* BEGIN Supplied material *
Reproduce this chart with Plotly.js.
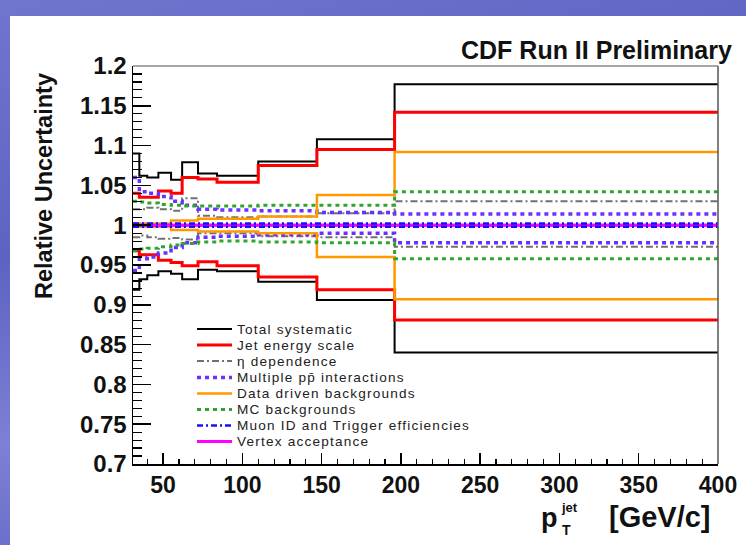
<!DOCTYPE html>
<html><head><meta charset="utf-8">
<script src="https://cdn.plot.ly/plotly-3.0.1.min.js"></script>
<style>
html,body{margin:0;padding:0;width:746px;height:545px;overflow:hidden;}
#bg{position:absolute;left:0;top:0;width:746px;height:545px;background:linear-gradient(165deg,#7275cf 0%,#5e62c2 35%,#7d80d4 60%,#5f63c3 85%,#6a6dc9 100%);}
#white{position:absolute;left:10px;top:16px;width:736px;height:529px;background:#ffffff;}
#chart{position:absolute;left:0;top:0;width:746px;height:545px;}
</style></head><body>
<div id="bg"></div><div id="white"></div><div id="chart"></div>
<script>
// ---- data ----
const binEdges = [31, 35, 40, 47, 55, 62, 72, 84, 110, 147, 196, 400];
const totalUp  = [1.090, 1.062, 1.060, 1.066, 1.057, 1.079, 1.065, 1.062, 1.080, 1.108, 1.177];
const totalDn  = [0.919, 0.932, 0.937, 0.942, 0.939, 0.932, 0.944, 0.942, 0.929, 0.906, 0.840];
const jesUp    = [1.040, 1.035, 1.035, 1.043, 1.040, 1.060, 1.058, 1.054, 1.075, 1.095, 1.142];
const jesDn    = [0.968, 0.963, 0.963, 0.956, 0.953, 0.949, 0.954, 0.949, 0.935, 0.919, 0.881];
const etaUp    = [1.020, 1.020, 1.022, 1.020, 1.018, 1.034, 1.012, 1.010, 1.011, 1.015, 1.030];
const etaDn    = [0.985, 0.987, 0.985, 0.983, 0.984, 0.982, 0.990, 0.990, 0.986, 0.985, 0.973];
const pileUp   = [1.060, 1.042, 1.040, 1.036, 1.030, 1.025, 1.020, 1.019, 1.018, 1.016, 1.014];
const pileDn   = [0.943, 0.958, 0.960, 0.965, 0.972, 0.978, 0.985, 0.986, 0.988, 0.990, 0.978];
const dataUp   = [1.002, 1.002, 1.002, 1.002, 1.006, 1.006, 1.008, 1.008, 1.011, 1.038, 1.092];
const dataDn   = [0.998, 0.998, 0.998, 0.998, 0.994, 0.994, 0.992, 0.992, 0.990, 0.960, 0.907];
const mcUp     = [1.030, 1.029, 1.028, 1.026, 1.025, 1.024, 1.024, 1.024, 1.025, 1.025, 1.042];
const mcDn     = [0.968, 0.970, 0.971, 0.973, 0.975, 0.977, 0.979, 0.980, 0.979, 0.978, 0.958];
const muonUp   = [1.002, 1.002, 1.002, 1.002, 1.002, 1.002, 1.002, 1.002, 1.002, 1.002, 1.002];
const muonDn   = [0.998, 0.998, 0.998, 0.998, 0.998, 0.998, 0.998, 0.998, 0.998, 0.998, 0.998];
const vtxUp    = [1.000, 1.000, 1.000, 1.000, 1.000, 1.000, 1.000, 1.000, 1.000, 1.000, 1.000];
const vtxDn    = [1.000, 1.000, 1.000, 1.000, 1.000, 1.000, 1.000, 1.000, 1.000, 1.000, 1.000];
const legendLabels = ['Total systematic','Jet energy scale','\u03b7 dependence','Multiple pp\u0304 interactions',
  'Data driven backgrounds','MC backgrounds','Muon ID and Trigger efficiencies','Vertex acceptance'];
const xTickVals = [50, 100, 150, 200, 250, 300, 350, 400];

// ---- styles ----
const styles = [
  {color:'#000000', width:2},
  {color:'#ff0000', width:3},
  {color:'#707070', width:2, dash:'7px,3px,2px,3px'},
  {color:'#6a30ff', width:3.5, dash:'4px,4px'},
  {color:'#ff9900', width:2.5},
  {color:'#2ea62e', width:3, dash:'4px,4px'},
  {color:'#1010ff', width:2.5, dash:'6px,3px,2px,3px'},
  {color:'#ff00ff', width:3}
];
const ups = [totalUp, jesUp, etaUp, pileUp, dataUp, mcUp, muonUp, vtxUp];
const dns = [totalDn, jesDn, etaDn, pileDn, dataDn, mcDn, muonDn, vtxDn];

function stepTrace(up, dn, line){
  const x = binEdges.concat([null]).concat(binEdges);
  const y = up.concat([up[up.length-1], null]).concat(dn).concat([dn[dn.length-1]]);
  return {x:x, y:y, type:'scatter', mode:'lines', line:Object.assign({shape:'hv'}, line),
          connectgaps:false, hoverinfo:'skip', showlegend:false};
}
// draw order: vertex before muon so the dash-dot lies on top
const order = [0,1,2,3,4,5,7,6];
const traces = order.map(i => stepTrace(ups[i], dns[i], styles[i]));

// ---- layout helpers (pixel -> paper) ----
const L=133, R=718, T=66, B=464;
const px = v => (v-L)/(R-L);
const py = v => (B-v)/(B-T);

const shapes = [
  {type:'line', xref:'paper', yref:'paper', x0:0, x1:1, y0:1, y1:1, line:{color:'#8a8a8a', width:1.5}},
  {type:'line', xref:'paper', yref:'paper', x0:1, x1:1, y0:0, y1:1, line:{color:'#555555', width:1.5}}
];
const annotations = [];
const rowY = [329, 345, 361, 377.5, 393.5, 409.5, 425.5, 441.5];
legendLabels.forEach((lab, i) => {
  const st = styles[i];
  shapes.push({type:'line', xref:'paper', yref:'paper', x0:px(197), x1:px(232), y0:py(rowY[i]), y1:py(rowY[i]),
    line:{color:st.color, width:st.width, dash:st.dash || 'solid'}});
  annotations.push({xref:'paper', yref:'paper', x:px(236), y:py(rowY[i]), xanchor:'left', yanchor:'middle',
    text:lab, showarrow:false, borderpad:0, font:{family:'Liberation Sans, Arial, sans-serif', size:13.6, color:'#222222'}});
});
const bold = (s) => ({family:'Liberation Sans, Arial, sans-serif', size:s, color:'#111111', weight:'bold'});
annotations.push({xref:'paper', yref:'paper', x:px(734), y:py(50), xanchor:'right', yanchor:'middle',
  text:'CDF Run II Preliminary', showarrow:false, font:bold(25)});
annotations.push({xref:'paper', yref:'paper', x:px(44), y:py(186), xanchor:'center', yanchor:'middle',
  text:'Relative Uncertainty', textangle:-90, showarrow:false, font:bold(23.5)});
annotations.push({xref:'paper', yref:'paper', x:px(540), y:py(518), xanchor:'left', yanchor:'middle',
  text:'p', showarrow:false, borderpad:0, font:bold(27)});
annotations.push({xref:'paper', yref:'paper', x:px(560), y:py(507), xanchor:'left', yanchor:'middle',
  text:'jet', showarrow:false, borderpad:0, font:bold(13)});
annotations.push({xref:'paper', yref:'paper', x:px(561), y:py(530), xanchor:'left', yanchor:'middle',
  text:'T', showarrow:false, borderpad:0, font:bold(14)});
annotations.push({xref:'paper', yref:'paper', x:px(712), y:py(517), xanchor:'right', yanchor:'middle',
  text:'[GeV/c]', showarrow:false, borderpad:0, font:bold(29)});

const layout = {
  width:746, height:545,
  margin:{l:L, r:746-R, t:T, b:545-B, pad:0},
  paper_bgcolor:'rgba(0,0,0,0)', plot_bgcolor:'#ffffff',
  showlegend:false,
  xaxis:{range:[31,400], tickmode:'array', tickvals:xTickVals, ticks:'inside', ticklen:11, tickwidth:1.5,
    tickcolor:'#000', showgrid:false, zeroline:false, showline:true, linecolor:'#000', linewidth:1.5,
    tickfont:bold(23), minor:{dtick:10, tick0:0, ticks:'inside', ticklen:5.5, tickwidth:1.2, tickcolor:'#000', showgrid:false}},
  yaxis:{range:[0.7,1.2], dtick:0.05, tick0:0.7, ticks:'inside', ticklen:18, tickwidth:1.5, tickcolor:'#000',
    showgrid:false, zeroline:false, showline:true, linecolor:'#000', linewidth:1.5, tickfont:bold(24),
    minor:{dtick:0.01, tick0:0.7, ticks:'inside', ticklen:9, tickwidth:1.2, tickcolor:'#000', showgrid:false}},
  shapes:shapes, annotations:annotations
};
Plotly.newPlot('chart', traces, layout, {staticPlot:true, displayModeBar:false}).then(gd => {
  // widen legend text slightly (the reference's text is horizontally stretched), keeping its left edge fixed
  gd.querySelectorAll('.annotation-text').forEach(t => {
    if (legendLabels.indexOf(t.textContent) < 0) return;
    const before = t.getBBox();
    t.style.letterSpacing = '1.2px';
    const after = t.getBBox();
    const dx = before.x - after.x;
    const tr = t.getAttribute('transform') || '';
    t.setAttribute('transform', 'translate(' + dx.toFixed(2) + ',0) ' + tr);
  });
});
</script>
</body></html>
* END Supplied material *
■ **Stated goal**:
Pick out every line above that contains the word "chart" and copy it.

■ **Task output**:
Reproduce this chart with Plotly.js.
#chart{position:absolute;left:0;top:0;width:746px;height:545px;}
<div id="bg"></div><div id="white"></div><div id="chart"></div>
Plotly.newPlot('chart', traces, layout, {staticPlot:true, displayModeBar:false}).then(gd => {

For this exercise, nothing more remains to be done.